La loro forza sta nell’essere nati nella favela, come Juan, che ci mostra senza imbarazzi né pietismi la casa in cui ha trascorso quarant’anni della sua esistenza, un edificio fatiscente, costruito per una parte in mattoni rossi e per il resto con materiali di fortuna che sembra sventrato da un’esplosione e invece, semplicemente, è sempre stato così.

La sua forza, la sua credibilità, la presa che fa sui ragazzi e che ci appare subito evidente, è quella di essere vissuto dentro la favela e di aver avuto la forza di cercare il cambiamento, in se stesso prima di tutto. È guardandolo che ti chiedi: «Perché lui sì e mille altri no? Perché per uno che sceglie di salvarsi, che sceglie la vita, mille altri scelgono l’autodistruzione?».

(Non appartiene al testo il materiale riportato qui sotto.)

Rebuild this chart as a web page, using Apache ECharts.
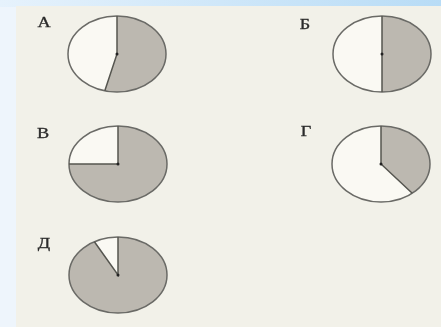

Forse se si riuscisse a rispondere a questa domanda si troverebbe un modo per convincere tutti che il futuro c’è, ci può essere ma va costruito, giorno per giorno, mattone rosso su mattone rosso. Delusione su successo, sconfitta su traguardo raggiunto.

Subito grandi: baby mamme e pistole

Impressioni che vagano, pensieri che cercano di librarsi nell’aria ferma di una giornata qualunque in una favela qualunque, continuamente interrotti dai bambini che ci si affollano intorno e che reclamano la nostra attenzione di stranieri. I bambini della favela sono impertinenti e sinceri come tutti i bambini, simpatiche canaglie in grado di farti loro con un sorriso, ma anche di scioccarti con un gesto che non appartiene alloro età.

Ne incrociamo tanti in questa insolita passeggiata in un mondo finora solo letto o visto per immagini in televisione, in queste strade in cui si procede con cautela e in cui sono gli stessi abitanti a non addentrarsi oltre un limite invisibile ma presente e invalicabile.

Madri, neonati, anziani; due ragazze al massimo quattordicenni che camminano per strada che indossano canottiere che non coprono i loro pancioni da gravidanza. C’è tutto il mondo dentro queste strade, c’è tutta la vita che conosciamo, ma è diversa, molto diversa da quella che nelle nostre vite protette dal degrado vogliamo vedere.

“Restiamo umani”

Loro ci stanno venendo incontro, stanno facendo di tutto per crescere, ma un’economia rampante non basta a creare l’umanità. Molti di loro cercano il riscatto: noi dobbiamo fare in modo che a cercarlo e a ottenerlo siano sempre di più.

Torniamo al Ceeac in attesa del taxi che ci farà riemergere da questa palude di amarezza. Qualcuno ha lasciato una scritta su una lavagna: «Don’t let your emotion run away».